What is being asked
Pick out each line containing the string "script" and copy it.

Material for the task
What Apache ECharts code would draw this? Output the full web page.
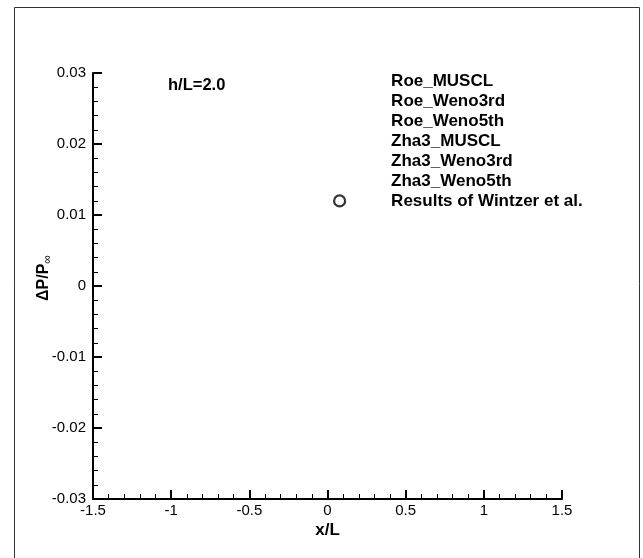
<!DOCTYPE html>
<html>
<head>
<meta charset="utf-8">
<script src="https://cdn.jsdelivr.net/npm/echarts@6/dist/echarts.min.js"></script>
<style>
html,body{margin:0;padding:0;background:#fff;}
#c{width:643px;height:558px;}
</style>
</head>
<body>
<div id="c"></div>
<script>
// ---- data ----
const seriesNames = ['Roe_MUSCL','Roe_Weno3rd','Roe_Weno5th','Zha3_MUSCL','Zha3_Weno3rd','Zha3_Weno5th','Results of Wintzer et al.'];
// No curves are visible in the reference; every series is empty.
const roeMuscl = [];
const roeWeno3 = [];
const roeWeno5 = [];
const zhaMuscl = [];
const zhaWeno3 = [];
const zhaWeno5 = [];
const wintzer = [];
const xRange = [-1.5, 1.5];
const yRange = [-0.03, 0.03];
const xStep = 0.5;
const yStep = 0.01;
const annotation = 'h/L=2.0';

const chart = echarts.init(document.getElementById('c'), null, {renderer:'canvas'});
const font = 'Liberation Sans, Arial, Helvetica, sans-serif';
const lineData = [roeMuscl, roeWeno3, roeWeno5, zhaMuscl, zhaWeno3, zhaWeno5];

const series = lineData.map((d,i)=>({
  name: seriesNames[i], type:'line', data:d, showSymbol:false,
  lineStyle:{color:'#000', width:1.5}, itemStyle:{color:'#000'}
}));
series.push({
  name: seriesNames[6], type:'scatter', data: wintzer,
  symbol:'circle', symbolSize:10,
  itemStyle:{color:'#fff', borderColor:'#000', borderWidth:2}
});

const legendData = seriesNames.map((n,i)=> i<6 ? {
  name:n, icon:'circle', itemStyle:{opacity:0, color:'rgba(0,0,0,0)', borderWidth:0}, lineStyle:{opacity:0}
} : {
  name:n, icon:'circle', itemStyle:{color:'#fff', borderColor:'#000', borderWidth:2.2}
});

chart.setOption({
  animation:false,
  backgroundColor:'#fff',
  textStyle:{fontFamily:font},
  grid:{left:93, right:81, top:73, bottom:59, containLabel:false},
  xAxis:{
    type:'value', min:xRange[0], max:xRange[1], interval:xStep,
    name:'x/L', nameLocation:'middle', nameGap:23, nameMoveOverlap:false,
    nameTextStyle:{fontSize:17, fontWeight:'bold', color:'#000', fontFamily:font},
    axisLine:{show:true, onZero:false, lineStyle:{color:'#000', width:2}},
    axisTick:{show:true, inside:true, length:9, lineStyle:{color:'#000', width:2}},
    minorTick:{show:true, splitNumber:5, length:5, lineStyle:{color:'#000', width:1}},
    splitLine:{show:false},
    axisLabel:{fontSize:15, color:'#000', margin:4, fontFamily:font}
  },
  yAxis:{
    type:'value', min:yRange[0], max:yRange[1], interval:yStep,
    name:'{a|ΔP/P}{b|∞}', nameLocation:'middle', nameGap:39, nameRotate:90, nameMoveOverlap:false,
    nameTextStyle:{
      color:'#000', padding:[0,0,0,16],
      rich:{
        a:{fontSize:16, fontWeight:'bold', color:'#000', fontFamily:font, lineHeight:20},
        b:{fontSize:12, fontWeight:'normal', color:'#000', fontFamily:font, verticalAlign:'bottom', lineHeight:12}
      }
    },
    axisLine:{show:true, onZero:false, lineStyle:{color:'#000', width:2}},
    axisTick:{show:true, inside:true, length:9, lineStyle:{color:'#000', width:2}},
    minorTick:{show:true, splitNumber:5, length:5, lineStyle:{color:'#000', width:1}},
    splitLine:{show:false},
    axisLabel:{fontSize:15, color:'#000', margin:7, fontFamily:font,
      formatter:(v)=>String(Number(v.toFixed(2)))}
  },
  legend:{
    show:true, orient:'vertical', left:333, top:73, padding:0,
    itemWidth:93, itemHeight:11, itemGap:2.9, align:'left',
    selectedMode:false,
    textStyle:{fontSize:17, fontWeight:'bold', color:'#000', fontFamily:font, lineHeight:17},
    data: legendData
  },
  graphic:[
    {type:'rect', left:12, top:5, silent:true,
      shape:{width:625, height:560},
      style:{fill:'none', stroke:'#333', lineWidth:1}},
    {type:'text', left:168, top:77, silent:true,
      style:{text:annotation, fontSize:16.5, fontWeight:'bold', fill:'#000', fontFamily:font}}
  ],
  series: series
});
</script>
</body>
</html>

==

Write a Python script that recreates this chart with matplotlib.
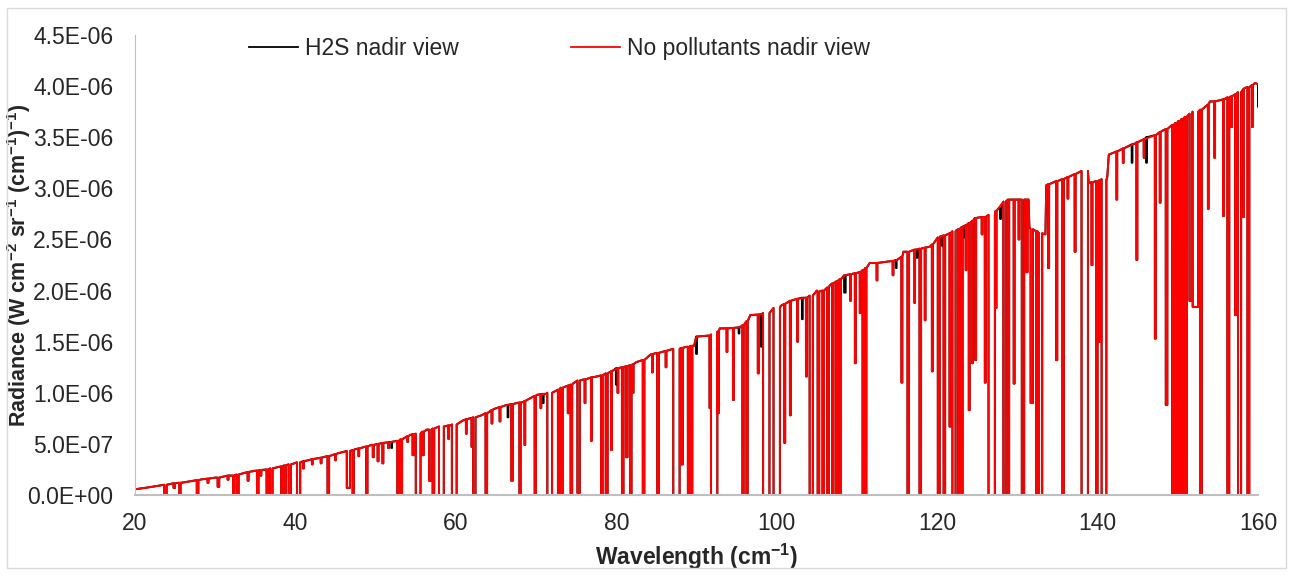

Result of this exercise
<script src="https://cdn.jsdelivr.net/npm/echarts@6/dist/echarts.min.js"></script>
<script>
</script>
Write a Python script that recreates this chart with matplotlib.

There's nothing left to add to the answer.